I love Clive. Millions and millions of love. Now, I know it’s very wrong of writers to pick favorites among their characters – much like parents pouring love onto particular children and ignoring the rest. And while it’s true that I love all of my characters equally, and I take their lives and their stories very, very seriously, there is something special about Clive Fitzpatrick – Professor of Literature, Expert on Ancient Texts, Practitioner of Magic, and Defender of Good.
Clive gets me.
Without Clive, my book would not have been finished. He has been my muse, my support and my swift kick in the pants.
Anyway, in the many revisions of the book, I had to remove several selections from Clive’s scholarly, philosophical and folkloric works, and each one was like ripping a piece of my soul away.

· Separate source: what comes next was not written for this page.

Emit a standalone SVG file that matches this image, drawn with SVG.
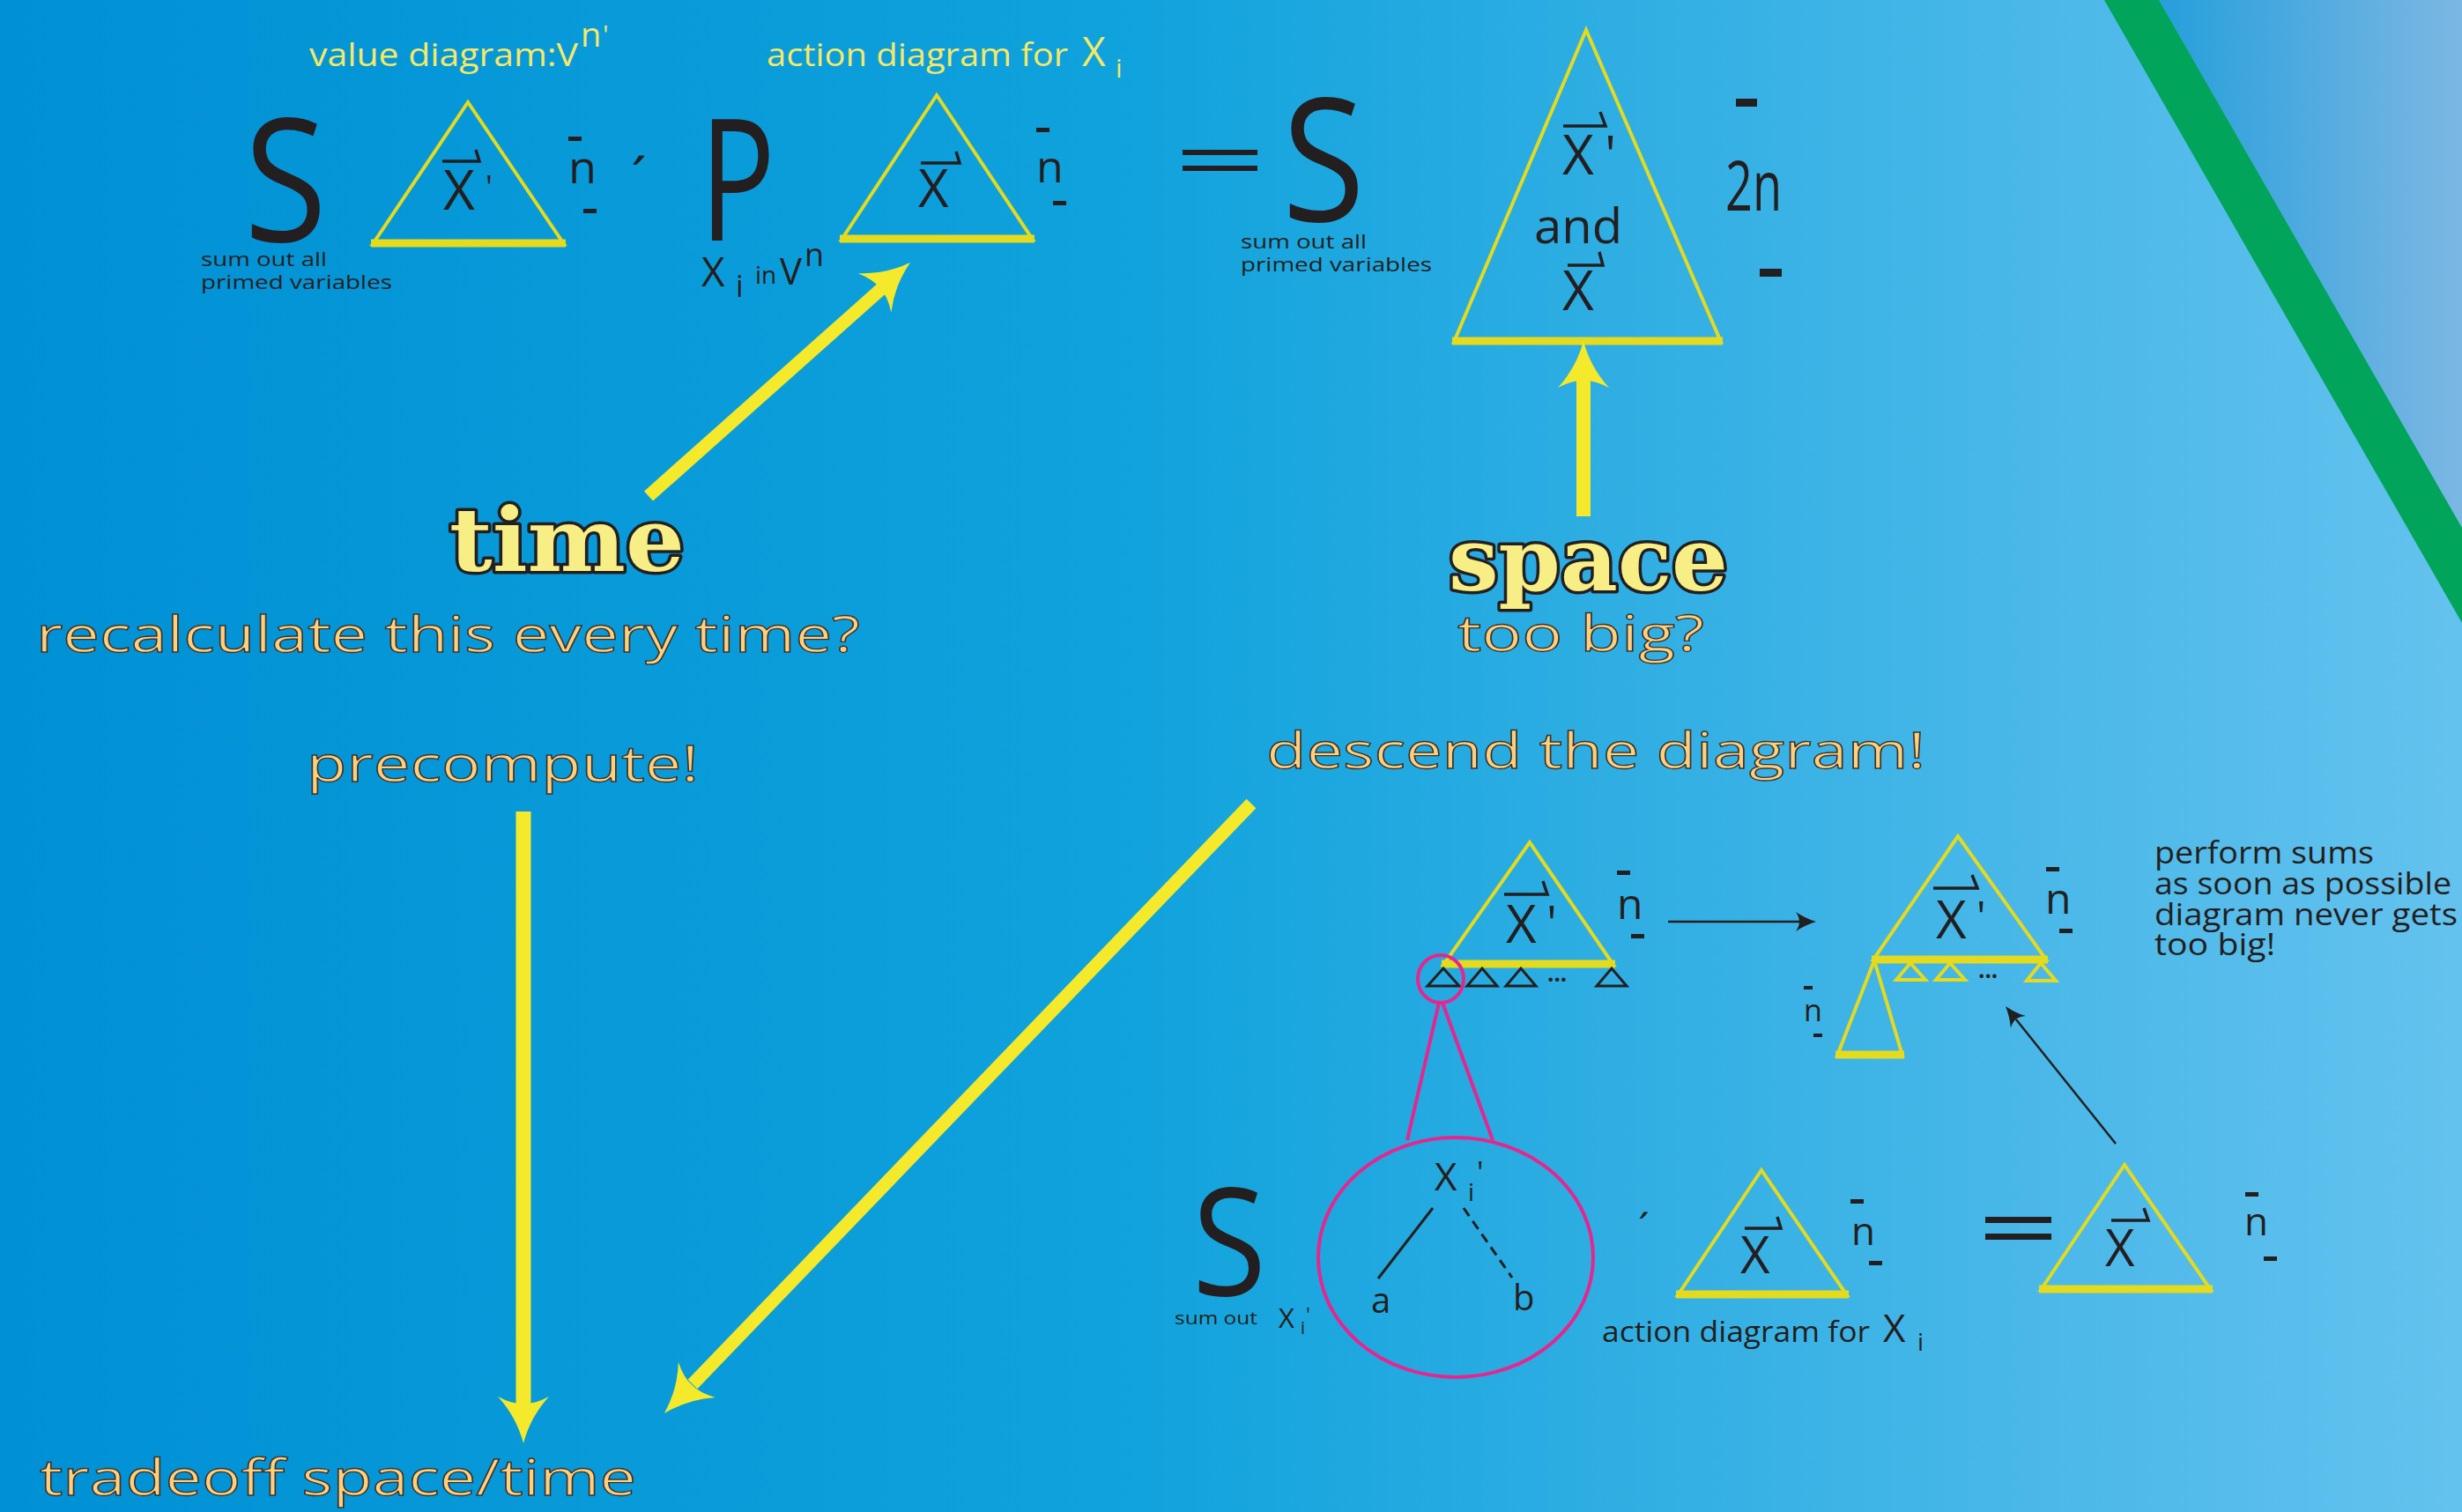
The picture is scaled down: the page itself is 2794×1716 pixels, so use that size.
<svg xmlns="http://www.w3.org/2000/svg" xmlns:xlink="http://www.w3.org/1999/xlink" width="2794" height="1716" viewBox="0 0 2794 1716">
<defs>
<linearGradient id="bg" x1="0" y1="0" x2="2794" y2="0" gradientUnits="userSpaceOnUse">
<stop offset="0" stop-color="#0090d5"/>
<stop offset="0.45" stop-color="#0fa2dc"/>
<stop offset="1" stop-color="#64c2ee"/>
</linearGradient>
<linearGradient id="corner" x1="2450" y1="0" x2="2794" y2="0" gradientUnits="userSpaceOnUse">
<stop offset="0" stop-color="#259fdb"/>
<stop offset="1" stop-color="#7cb7e3"/>
</linearGradient>
<path id="yhead" d="M0 0 Q-30 -8 -53 -29 Q-44 -12 -45 0 Q-44 12 -53 29 Q-30 8 0 0 Z"/>
<path id="khead" d="M0 0 Q-13 -4 -23 -11 Q-19 -5 -19 0 Q-19 5 -23 11 Q-13 4 0 0 Z"/>
<style>
text{font-family:"Open Sans","Noto Sans","Liberation Sans",sans-serif}
.yl{fill:#f6e866}
.dk{fill:#231f20}
.or{fill:#fdd07c;stroke:#3b3330;stroke-width:1.3}
.big{font-family:"DejaVu Serif","Liberation Serif",serif;font-weight:bold;fill:#f7ee86;stroke:#231f20;stroke-width:7;paint-order:stroke;stroke-linejoin:round}
.tri{fill:none;stroke:#e4da1e;stroke-width:4;stroke-linejoin:miter}
.base{stroke:#e4da1e;stroke-width:9}
.stri{fill:none;stroke:#e4da1e;stroke-width:4}
.ktri{fill:none;stroke:#231f20;stroke-width:3}
.vec{fill:none;stroke:#231f20;stroke-width:3.5}
.bar{fill:#231f20}
.mag{fill:none;stroke:#e8258e;stroke-width:4}
.ya{fill:none;stroke:#f4e92a;stroke-linecap:butt}
.yh{fill:#f4e92a}
.kl{fill:none;stroke:#231f20;stroke-width:2.5}
.kh{fill:#231f20}
</style>
</defs>

<g id="background">
<rect x="0" y="0" width="2794" height="1716" fill="url(#bg)"/>
<polygon points="2450,0 2794,0 2794,599" fill="url(#corner)"/>
<polygon points="2388,0 2450,0 2794,599 2794,707" fill="#00a45a"/>
</g>

<g id="top-labels">
<text class="yl" x="351" y="75" font-size="36" textLength="305" lengthAdjust="spacingAndGlyphs">value diagram:V</text>
<text class="yl" x="659" y="53" font-size="38">n</text>
<text class="yl" x="684" y="50" font-size="30">'</text>
<text class="yl" x="870" y="75" font-size="36" textLength="342" lengthAdjust="spacingAndGlyphs">action diagram for</text>
<text class="yl" x="1228" y="75" font-size="46">X</text>
<text class="yl" x="1266" y="88" font-size="30">i</text>
</g>

<g id="sum1">
<text class="dk" x="277" y="274" font-size="195" textLength="94" lengthAdjust="spacingAndGlyphs">S</text>
<text class="dk" x="228" y="302" font-size="22" textLength="143" lengthAdjust="spacingAndGlyphs">sum out all</text>
<text class="dk" x="228" y="328" font-size="22" textLength="217" lengthAdjust="spacingAndGlyphs">primed variables</text>
</g>

<g id="value-diagram">
<polygon class="tri" points="531,116 423,277 640,277"/>
<line class="base" x1="421" y1="276" x2="642" y2="276"/>
<path class="vec" d="M502 183 H544 L540 170"/>
<text class="dk" x="503" y="238" font-size="62">X</text>
<text class="dk" x="551" y="225" font-size="36">'</text>
<rect class="bar" x="645" y="155" width="15" height="5"/>
<text class="dk" x="645" y="208" font-size="52">n</text>
<rect class="bar" x="662" y="237" width="15" height="5"/>
</g>

<text class="dk" x="716" y="226" font-size="64">´</text>

<g id="product">
<text class="dk" x="794" y="273" font-size="192" textLength="86" lengthAdjust="spacingAndGlyphs">P</text>
<text class="dk" x="796" y="325" font-size="46">X</text>
<text class="dk" x="835" y="337" font-size="34">i</text>
<text class="dk" x="857" y="322" font-size="28">in</text>
<text class="dk" x="885" y="323" font-size="42">V</text>
<text class="dk" x="913" y="302" font-size="36">n</text>
</g>

<g id="action-diagram">
<polygon class="tri" points="1063,108 955,272 1172,272"/>
<line class="base" x1="953" y1="271" x2="1174" y2="271"/>
<path class="vec" d="M1045 185 H1089 L1085 172"/>
<text class="dk" x="1042" y="235" font-size="60">X</text>
<rect class="bar" x="1176" y="145" width="15" height="5"/>
<text class="dk" x="1176" y="207" font-size="50">n</text>
<rect class="bar" x="1195" y="228" width="15" height="5"/>
</g>

<g id="equals1">
<rect class="bar" x="1342" y="170" width="85" height="6"/>
<rect class="bar" x="1342" y="188" width="85" height="6"/>
</g>

<g id="sum2">
<text class="dk" x="1455" y="251" font-size="195" textLength="94" lengthAdjust="spacingAndGlyphs">S</text>
<text class="dk" x="1408" y="282" font-size="22" textLength="143" lengthAdjust="spacingAndGlyphs">sum out all</text>
<text class="dk" x="1408" y="308" font-size="22" textLength="217" lengthAdjust="spacingAndGlyphs">primed variables</text>
</g>

<g id="joint-diagram">
<polygon class="tri" points="1800,34 1650,388 1953,388"/>
<line class="base" x1="1648" y1="387" x2="1955" y2="387"/>
<path class="vec" d="M1774 143 H1822 L1816 127"/>
<text class="dk" x="1773" y="198" font-size="62">X</text>
<text class="dk" x="1821" y="197" font-size="60">'</text>
<text class="dk" x="1741" y="276" font-size="54" textLength="100" lengthAdjust="spacingAndGlyphs">and</text>
<path class="vec" d="M1779 301 H1819 L1815 286"/>
<text class="dk" x="1773" y="352" font-size="62">X</text>
<rect class="bar" x="1970" y="112" width="24" height="9"/>
<text class="dk" x="1958" y="239" font-size="78" textLength="64" lengthAdjust="spacingAndGlyphs">2n</text>
<rect class="bar" x="1997" y="305" width="25" height="9"/>
</g>

<g id="time-label">
<text class="big" x="510" y="648" font-size="100" textLength="267" lengthAdjust="spacingAndGlyphs">time</text>
<text class="or" x="41" y="740" font-size="56" textLength="935" lengthAdjust="spacingAndGlyphs">recalculate this every time?</text>
</g>

<g id="precompute-label">
<text class="or" x="348" y="887" font-size="56" textLength="445" lengthAdjust="spacingAndGlyphs">precompute!</text>
</g>

<g id="space-label">
<text class="big" x="1644" y="670" font-size="100" textLength="317" lengthAdjust="spacingAndGlyphs">space</text>
<text class="or" x="1654" y="739" font-size="56" textLength="280" lengthAdjust="spacingAndGlyphs">too big?</text>
</g>

<g id="descend-label">
<text class="or" x="1437" y="872" font-size="56" textLength="748" lengthAdjust="spacingAndGlyphs">descend the diagram!</text>
</g>

<g id="tradeoff-label">
<text class="or" x="45" y="1697" font-size="56" textLength="677" lengthAdjust="spacingAndGlyphs">tradeoff space/time</text>
</g>

<g id="diagram-a">
<polygon class="tri" points="1736,956 1638,1095 1831,1095"/>
<line class="base" x1="1636" y1="1094" x2="1833" y2="1094"/>
<path class="vec" d="M1707 1015 H1756 L1751 1000"/>
<text class="dk" x="1709" y="1070" font-size="60">X</text>
<text class="dk" x="1755" y="1067" font-size="54">'</text>
<rect class="bar" x="1835" y="988" width="15" height="5"/>
<text class="dk" x="1835" y="1043" font-size="48">n</text>
<rect class="bar" x="1851" y="1060" width="15" height="5"/>
<polygon class="ktri" points="1620,1119 1656,1119 1638,1099"/>
<polygon class="ktri" points="1665,1119 1699,1119 1682,1099"/>
<polygon class="ktri" points="1709,1119 1743,1119 1726,1099"/>
<text class="dk" x="1756" y="1114" font-size="26" font-weight="bold">...</text>
<polygon class="ktri" points="1812,1119 1846,1119 1829,1099"/>
<ellipse class="mag" cx="1635" cy="1111" rx="26" ry="27"/>
</g>

<g id="diagram-d">
<polygon class="tri" points="2222,949 2126,1089 2322,1089"/>
<line class="base" x1="2124" y1="1089" x2="2324" y2="1089"/>
<polygon class="tri" points="2127,1090 2085,1198 2159,1198"/>
<line class="base" x1="2083" y1="1197" x2="2161" y2="1197"/>
<polygon class="stri" points="2152,1112 2185,1112 2168,1093"/>
<polygon class="stri" points="2197,1112 2230,1112 2213,1093"/>
<text class="dk" x="2245" y="1110" font-size="26" font-weight="bold">...</text>
<polygon class="stri" points="2300,1113 2333,1113 2316,1093"/>
<path class="vec" d="M2194 1008 H2244 L2238 993"/>
<text class="dk" x="2197" y="1065" font-size="60">X</text>
<text class="dk" x="2243" y="1057" font-size="48">'</text>
<rect class="bar" x="2322" y="984" width="15" height="5"/>
<text class="dk" x="2321" y="1037" font-size="48">n</text>
<rect class="bar" x="2337" y="1054" width="15" height="5"/>
<rect class="bar" x="2047" y="1119" width="10" height="4"/>
<text class="dk" x="2047" y="1159" font-size="34">n</text>
<rect class="bar" x="2058" y="1173" width="10" height="4"/>
</g>

<g id="note">
<text class="dk" x="2445" y="980" font-size="34" textLength="249" lengthAdjust="spacingAndGlyphs">perform sums</text>
<text class="dk" x="2445" y="1015" font-size="34" textLength="337" lengthAdjust="spacingAndGlyphs">as soon as possible</text>
<text class="dk" x="2445" y="1050" font-size="34" textLength="344" lengthAdjust="spacingAndGlyphs">diagram never gets</text>
<text class="dk" x="2445" y="1084" font-size="34" textLength="137" lengthAdjust="spacingAndGlyphs">too big!</text>
</g>

<g id="sum3">
<text class="dk" x="1353" y="1470" font-size="170" textLength="84" lengthAdjust="spacingAndGlyphs">S</text>
<text class="dk" x="1333" y="1503" font-size="20" textLength="94" lengthAdjust="spacingAndGlyphs">sum out</text>
<text class="dk" x="1451" y="1507" font-size="31">X</text>
<text class="dk" x="1476" y="1514" font-size="20">i</text>
<text class="dk" x="1482" y="1500" font-size="22">'</text>
</g>

<g id="zoom-ellipse">
<ellipse class="mag" cx="1652" cy="1427" rx="156" ry="136"/>
<text class="dk" x="1628" y="1351" font-size="44">X</text>
<text class="dk" x="1666" y="1363" font-size="28">i</text>
<text class="dk" x="1676" y="1343" font-size="34">'</text>
<line x1="1626" y1="1371" x2="1564" y2="1451" stroke="#231f20" stroke-width="3"/>
<line x1="1661" y1="1371" x2="1716" y2="1450" stroke="#231f20" stroke-width="3" stroke-dasharray="11 7"/>
<text class="dk" x="1556" y="1490" font-size="40">a</text>
<text class="dk" x="1717" y="1487" font-size="40">b</text>
</g>

<text class="dk" x="1859" y="1411" font-size="46">´</text>

<g id="diagram-b">
<polygon class="tri" points="1999,1328 1904,1470 2096,1470"/>
<line class="base" x1="1902" y1="1469" x2="2098" y2="1469"/>
<path class="vec" d="M1980 1394 H2021 L2017 1381"/>
<text class="dk" x="1975" y="1445" font-size="58">X</text>
<rect class="bar" x="2100" y="1361" width="15" height="5"/>
<text class="dk" x="2101" y="1413" font-size="44">n</text>
<rect class="bar" x="2121" y="1431" width="15" height="5"/>
<text class="dk" x="1818" y="1523" font-size="32" textLength="304" lengthAdjust="spacingAndGlyphs">action diagram for</text>
<text class="dk" x="2137" y="1523" font-size="44">X</text>
<text class="dk" x="2176" y="1533" font-size="28">i</text>
</g>

<g id="equals2">
<rect class="bar" x="2253" y="1381" width="75" height="7"/>
<rect class="bar" x="2253" y="1400" width="75" height="7"/>
</g>

<g id="diagram-c">
<polygon class="tri" points="2411,1322 2316,1464 2509,1464"/>
<line class="base" x1="2314" y1="1463" x2="2511" y2="1463"/>
<path class="vec" d="M2396 1385 H2438 L2433 1371"/>
<text class="dk" x="2389" y="1437" font-size="58">X</text>
<rect class="bar" x="2548" y="1353" width="15" height="5"/>
<text class="dk" x="2547" y="1402" font-size="44">n</text>
<rect class="bar" x="2569" y="1426" width="15" height="5"/>
</g>

<g id="connectors">
<line class="ya" x1="736" y1="563" x2="1000" y2="328" stroke-width="15"/>
<use href="#yhead" class="yh" transform="translate(1033,298) rotate(-40.3)"/>
<line class="ya" x1="1797" y1="586" x2="1797" y2="430" stroke-width="16"/>
<use href="#yhead" class="yh" transform="translate(1797,387) rotate(-90)"/>
<line class="ya" x1="594" y1="921" x2="594" y2="1594" stroke-width="17"/>
<use href="#yhead" class="yh" transform="translate(594,1638) rotate(90)"/>
<line class="ya" x1="1420" y1="912" x2="786" y2="1571" stroke-width="15"/>
<use href="#yhead" class="yh" transform="translate(754,1604) rotate(133.9)"/>
<line class="mag" x1="1633" y1="1138" x2="1597" y2="1294"/>
<line class="mag" x1="1637" y1="1138" x2="1694" y2="1294"/>
<line class="kl" x1="1893" y1="1046" x2="2044" y2="1046"/>
<use href="#khead" class="kh" transform="translate(2061,1046)"/>
<line class="kl" x1="2401" y1="1298" x2="2288" y2="1157"/>
<use href="#khead" class="kh" transform="translate(2276,1142) rotate(-128.7)"/>
</g>
</svg>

Clive, when he appeared in my dreams, or in my conversations with him on the page was much more even tempered about it. He has an easier time letting go. Well, bully for him. I can’t let go.
I’m thinking more and more about taking my little selections and expanding them into actual stories. I may even try to publish it under Clive’s name. Because I think he deserves it. Not that he’s my favorite or anything. He’s just……special. Extra special. Here’s a bit from one of his stories:
Once, there was a boy who looked like a boy and spoke like a boy and thought like a boy, but was not a boy at all. His parents, unaware of the non-boyness of their beautiful child, strapped shoes on feet that were meant to be bare and tethered him with baby carriers and swaddling and five-point harnesses to keep him from flying away.
“You are our little boy,” his parents cooed as they buttoned his jacket, although the buttons turned to bugs, which turned to butterflies, which flew prettily out the open window. They pretended not to notice. They closed the window, and the shades, and the drapes.
“You are our little boy,” his parents sang as they strapped him into a pram, which sprouted flowers, grass, and a crystal spring. They told the neighbors it was a garden ornament. They entered it into a neighborhood beautification contest and received an Honorable Mention.
The boy resisted. He fluttered, he heated, he trembled with magic and rage and frustration. But eventually came to love his parents and his home and his life. And eventually, he believed he was a boy, and called himself a boy.
But the boy would grow. And with growing comes knowing. Even a child knows that.